Alice and Bob ran the above program with two threads. Alice's machine uses an invalidation-based coherence protocol; whereas Bob's uses an update-based coherence protocol. Which do you expect to perform better? What is the bus traffic going to look like for each machine on the above program? Explain your answer.

Invalidation protocol (Alice) is better. These threads do not actually communicate once they enter the loop. E.g., in Thread1(), p1 is read once before the loop, but is not accessed thereafter, and similarly for Thread2 and p2. An invalidation-based protocol will give each thread exclusive access to the variable it is modifying in the loop and require no further bus traffic.

Note some answers stated that "invalidation protocols are better at writes". This is not true in general, and it is not a correct explanation. (Some answers actually said "update protocols are better at writes", saying that Bob would perform better -- this isn't true in general either.) The correct answer in this question involves the communication pattern between the threads.

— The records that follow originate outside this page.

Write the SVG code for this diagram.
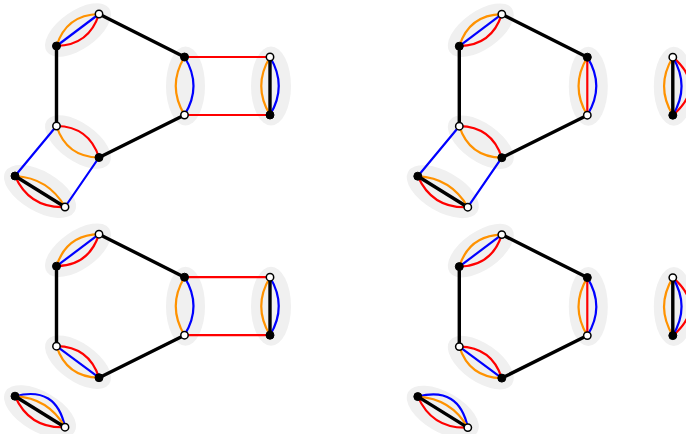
<svg xmlns="http://www.w3.org/2000/svg" width="686" height="434" viewBox="0 0 686 434">
<style>
.blob{fill:#f0f0f0;stroke:none}
path{fill:none}
.o{stroke:#ff9200;stroke-width:2.2}
.r{stroke:#ff0000;stroke-width:2.2}
.u{stroke:#0000ff;stroke-width:2.2}
.k{stroke:#000;stroke-width:3.4}
.bn{fill:#000;stroke:#000;stroke-width:1}
.wn{fill:#fff;stroke:#000;stroke-width:1.5}
</style>
<defs>
<ellipse id="bab" class="blob" cx="78" cy="30" rx="38" ry="19" transform="rotate(-35 78 30)"/>
<ellipse id="bcd" class="blob" cx="78" cy="142" rx="38" ry="19" transform="rotate(35 78 142)"/>
<ellipse id="bij" class="blob" cx="40" cy="191.5" rx="40" ry="20" transform="rotate(30 40 191.5)"/>
<ellipse id="bef" class="blob" cx="185.5" cy="86" rx="19.5" ry="39.5"/>
<ellipse id="bgh" class="blob" cx="271" cy="86" rx="20" ry="39.5"/>
<g id="hex"><path class="k" d="M99 14L184.5 57M56.5 46V126M99 157.5L184.5 115"/></g>
<g id="ab"><path class="o" d="M56.5 46Q66.35 14.8 99 14"/><path class="r" d="M56.5 46Q89.15 45.2 99 14"/><path class="u" d="M56.5 46L99 14"/></g>
<path id="cdo" class="o" d="M56.5 126Q66.45 157 99 157.5"/>
<path id="cdr" class="r" d="M56.5 126Q89.05 126.5 99 157.5"/>
<path id="cdu" class="u" d="M56.5 126L99 157.5"/>
<g id="ij"><path class="o" d="M15 176Q48.4 177.9 65 207"/><path class="r" d="M15 176Q29.5 208.5 65 207"/><path class="k" d="M15 176L65 207"/></g>
<path id="iju" class="u" d="M15 176Q56.3 165.2 65 207"/>
<g id="ef"><path class="o" d="M184.5 57Q167 86 184.5 115"/><path class="u" d="M184.5 57Q202.5 86 184.5 115"/></g>
<path id="efr" class="r" d="M184.5 57V115"/>
<g id="gh"><path class="o" d="M270 57Q252.5 86 270 115"/><path class="u" d="M270 57Q287.5 86 270 115"/><path class="k" d="M270 57V115"/></g>
<path id="ghr" class="r" d="M270 57Q304 86 270 115"/>
<path id="hr" class="r" d="M184.5 57H270M184.5 115H270"/>
<path id="bl" class="u" d="M56.5 126L15 176M99 157.5L65 207"/>
</defs>

<g id="blobs">
<g><use href="#bab"/><use href="#bcd"/><use href="#bij"/><use href="#bef"/><use href="#bgh"/></g>
<g transform="translate(402.8 0.2)"><use href="#bab"/><use href="#bcd"/><use href="#bij"/><use href="#bef"/><use href="#bgh"/></g>
<g transform="translate(0 220.2)"><use href="#bab"/><use href="#bcd"/><use href="#bij"/><use href="#bef"/><use href="#bgh"/></g>
<g transform="translate(402.8 220.6)"><use href="#bab"/><use href="#bcd"/><use href="#bij"/><use href="#bef"/><use href="#bgh"/></g>
</g>

<g id="connectors">
<g id="edges-a"><use href="#hr"/><use href="#bl"/><use href="#ab"/><use href="#cdo"/><use href="#cdr"/><use href="#ij"/><use href="#ef"/><use href="#gh"/><use href="#hex"/></g>
<g id="edges-b" transform="translate(402.8 0.2)"><use href="#bl"/><use href="#ab"/><use href="#cdo"/><use href="#cdr"/><use href="#ij"/><use href="#ef"/><use href="#efr"/><use href="#ghr"/><use href="#gh"/><use href="#hex"/></g>
<g id="edges-c" transform="translate(0 220.2)"><use href="#hr"/><use href="#ab"/><use href="#cdo"/><use href="#cdr"/><use href="#cdu"/><use href="#iju"/><use href="#ij"/><use href="#ef"/><use href="#gh"/><use href="#hex"/></g>
<g id="edges-d" transform="translate(402.8 220.6)"><use href="#ab"/><use href="#cdo"/><use href="#cdr"/><use href="#cdu"/><use href="#iju"/><use href="#ij"/><use href="#ef"/><use href="#efr"/><use href="#ghr"/><use href="#gh"/><use href="#hex"/></g>
</g>

<g id="panel-a">
<g id="a1"><circle class="wn" cx="99" cy="14" r="3.7"/></g>
<g id="a2"><circle class="bn" cx="56.5" cy="46" r="4"/></g>
<g id="a3"><circle class="wn" cx="56.5" cy="126" r="3.7"/></g>
<g id="a4"><circle class="bn" cx="99" cy="157.5" r="4"/></g>
<g id="a5"><circle class="bn" cx="184.5" cy="57" r="4"/></g>
<g id="a6"><circle class="wn" cx="184.5" cy="115" r="3.7"/></g>
<g id="a7"><circle class="wn" cx="270" cy="57" r="3.7"/></g>
<g id="a8"><circle class="bn" cx="270" cy="115" r="4"/></g>
<g id="a9"><circle class="bn" cx="15" cy="176" r="4"/></g>
<g id="a10"><circle class="wn" cx="65" cy="207" r="3.7"/></g>
</g>
<g id="panel-b" transform="translate(402.8 0.2)">
<g id="b1"><circle class="wn" cx="99" cy="14" r="3.7"/></g>
<g id="b2"><circle class="bn" cx="56.5" cy="46" r="4"/></g>
<g id="b3"><circle class="wn" cx="56.5" cy="126" r="3.7"/></g>
<g id="b4"><circle class="bn" cx="99" cy="157.5" r="4"/></g>
<g id="b5"><circle class="bn" cx="184.5" cy="57" r="4"/></g>
<g id="b6"><circle class="wn" cx="184.5" cy="115" r="3.7"/></g>
<g id="b7"><circle class="wn" cx="270" cy="57" r="3.7"/></g>
<g id="b8"><circle class="bn" cx="270" cy="115" r="4"/></g>
<g id="b9"><circle class="bn" cx="15" cy="176" r="4"/></g>
<g id="b10"><circle class="wn" cx="65" cy="207" r="3.7"/></g>
</g>
<g id="panel-c" transform="translate(0 220.2)">
<g id="c1"><circle class="wn" cx="99" cy="14" r="3.7"/></g>
<g id="c2"><circle class="bn" cx="56.5" cy="46" r="4"/></g>
<g id="c3"><circle class="wn" cx="56.5" cy="126" r="3.7"/></g>
<g id="c4"><circle class="bn" cx="99" cy="157.5" r="4"/></g>
<g id="c5"><circle class="bn" cx="184.5" cy="57" r="4"/></g>
<g id="c6"><circle class="wn" cx="184.5" cy="115" r="3.7"/></g>
<g id="c7"><circle class="wn" cx="270" cy="57" r="3.7"/></g>
<g id="c8"><circle class="bn" cx="270" cy="115" r="4"/></g>
<g id="c9"><circle class="bn" cx="15" cy="176" r="4"/></g>
<g id="c10"><circle class="wn" cx="65" cy="207" r="3.7"/></g>
</g>
<g id="panel-d" transform="translate(402.8 220.6)">
<g id="d1"><circle class="wn" cx="99" cy="14" r="3.7"/></g>
<g id="d2"><circle class="bn" cx="56.5" cy="46" r="4"/></g>
<g id="d3"><circle class="wn" cx="56.5" cy="126" r="3.7"/></g>
<g id="d4"><circle class="bn" cx="99" cy="157.5" r="4"/></g>
<g id="d5"><circle class="bn" cx="184.5" cy="57" r="4"/></g>
<g id="d6"><circle class="wn" cx="184.5" cy="115" r="3.7"/></g>
<g id="d7"><circle class="wn" cx="270" cy="57" r="3.7"/></g>
<g id="d8"><circle class="bn" cx="270" cy="115" r="4"/></g>
<g id="d9"><circle class="bn" cx="15" cy="176" r="4"/></g>
<g id="d10"><circle class="wn" cx="65" cy="207" r="3.7"/></g>
</g>
</svg>
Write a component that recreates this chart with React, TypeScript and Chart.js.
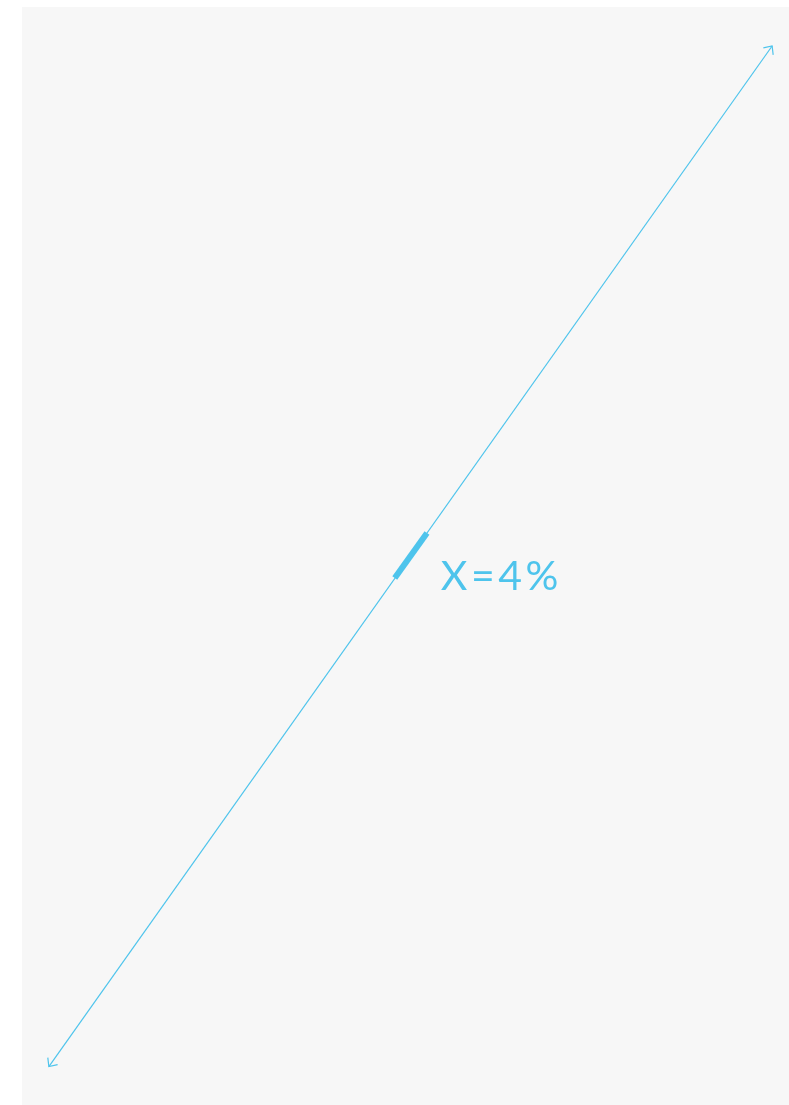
import React, { useEffect, useRef } from "react";
import { Chart, registerables } from "chart.js";

Chart.register(...registerables);

const lineX = [3.5, 97.8];
const lineY = [3.5, 96.45];
const segX = [48.6, 52.8];
const segY = [48.0, 52.1];
const labelText = "X=4%";

const COLOR = "#4ec4ec";

const decorPlugin = {
  id: "decor",
  afterDatasetsDraw(chart: any) {
    const ctx = chart.ctx;
    const xs = chart.scales.x;
    const ys = chart.scales.y;
    const p0 = { x: xs.getPixelForValue(lineX[0]), y: ys.getPixelForValue(lineY[0]) };
    const p1 = { x: xs.getPixelForValue(lineX[1]), y: ys.getPixelForValue(lineY[1]) };
    const drawHead = (tip: any, from: any) => {
      const ang = Math.atan2(from.y - tip.y, from.x - tip.x);
      const len = 9;
      const spread = (42 * Math.PI) / 180;
      ctx.save();
      ctx.strokeStyle = COLOR;
      ctx.lineWidth = 1.2;
      ctx.beginPath();
      ctx.moveTo(tip.x + Math.cos(ang + spread) * len, tip.y + Math.sin(ang + spread) * len);
      ctx.lineTo(tip.x, tip.y);
      ctx.lineTo(tip.x + Math.cos(ang - spread) * len, tip.y + Math.sin(ang - spread) * len);
      ctx.stroke();
      ctx.restore();
    };
    drawHead(p1, p0);
    drawHead(p0, p1);
    const sx = (xs.getPixelForValue(segX[0]) + xs.getPixelForValue(segX[1])) / 2;
    const sy = (ys.getPixelForValue(segY[0]) + ys.getPixelForValue(segY[1])) / 2;
    ctx.save();
    ctx.fillStyle = COLOR;
    ctx.font = "400 41px Lato";
    (ctx as any).letterSpacing = "3.5px";
    ctx.textAlign = "left";
    ctx.textBaseline = "alphabetic";
    ctx.fillText(labelText, sx + 30, sy + 35);
    ctx.restore();
  },
};

export default function App() {
  const ref = useRef<HTMLCanvasElement | null>(null);
  useEffect(() => {
    if (!ref.current) return;
    const chart = new Chart(ref.current, {
      type: "scatter",
      data: {
        datasets: [
          {
            data: lineX.map((x, i) => ({ x, y: lineY[i] })),
            showLine: true,
            borderColor: COLOR,
            borderWidth: 1.2,
            pointRadius: 0,
            pointHoverRadius: 0,
          },
          {
            data: segX.map((x, i) => ({ x, y: segY[i] })),
            showLine: true,
            borderColor: COLOR,
            borderWidth: 6,
            borderCapStyle: "butt",
            pointRadius: 0,
            pointHoverRadius: 0,
          },
        ],
      },
      options: {
        animation: false,
        responsive: true,
        maintainAspectRatio: false,
        layout: { padding: 0 },
        plugins: { legend: { display: false }, tooltip: { enabled: false } },
        scales: {
          x: { type: "linear", min: 0, max: 100, display: false },
          y: { type: "linear", min: 0, max: 100, display: false },
        },
      },
      plugins: [decorPlugin],
    } as any);
    return () => chart.destroy();
  }, []);
  return (
    <div
      style={{
        position: "absolute",
        left: 22,
        top: 7,
        width: 767,
        height: 1098,
        background: "#f7f7f7",
      }}
    >
      <canvas ref={ref} />
    </div>
  );
}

## 6.3) Modifying MSI (5 points)

Your friend modifies the MSI protocol as shown below (all changes are in red):



Specifically, your friend wants to modify the transition from  $M \to S$  to avoid writing data back to main memory. Instead, a processor in M will respond to a BusRd request by downgrading to S and forwarding the modified data to the requestor, but will *not* flush the data to memory.

Additionally, to preserve coherence, the protocol will now flush the data to memory when a BusRdX is received in S (the S  $\rightarrow$  I transition). Why is this transition necessary to preserve coherence? (Give an example.)

Flushing on  $S \to I$  is necessary for write propagation. Imagine P0 writes X, then P1 reads X. Both have X in S, and the value has not been propagated to memory yet. Now if P0 and P1 evict X, the update P0 made will be lost.

Note: Many answers said "P2 writes X" as the final step -- this is not necessarily a valid example, as P2 could get the value forwarded from one of the sharers on-chip. But I gave credit for it anyway.

Some answers also talked about write serialization, reasoning that values must appear at memory in the write order to be properly serialized. This is incorrect. So long as the *values seen by each processor* respect write serialization, there is no issue with write serialization. In a system that forwards the dirty value to P2, and never writes the value written by P0 back to memory, there is no coherence problem.

What are the performance implications of this modified MSI protocol? Do you expect it will perform better than the original MSI protocol from lecture? Explain your answer.

There are some exceptions, but as a general rule this version of MSI will perform *much* worse. The number of flushes to memory will grow with the number of sharers. Since reads are far more common than writes, that means the flush traffic to memory will increase enormously. (The protocol works exactly as described -- there is no separate dirty bit to distinguish "dirty sharers" from "clean sharers", nor do we have any "owner bit" to guarantee that only one sharer writes back dirty data. This is not MOESI.)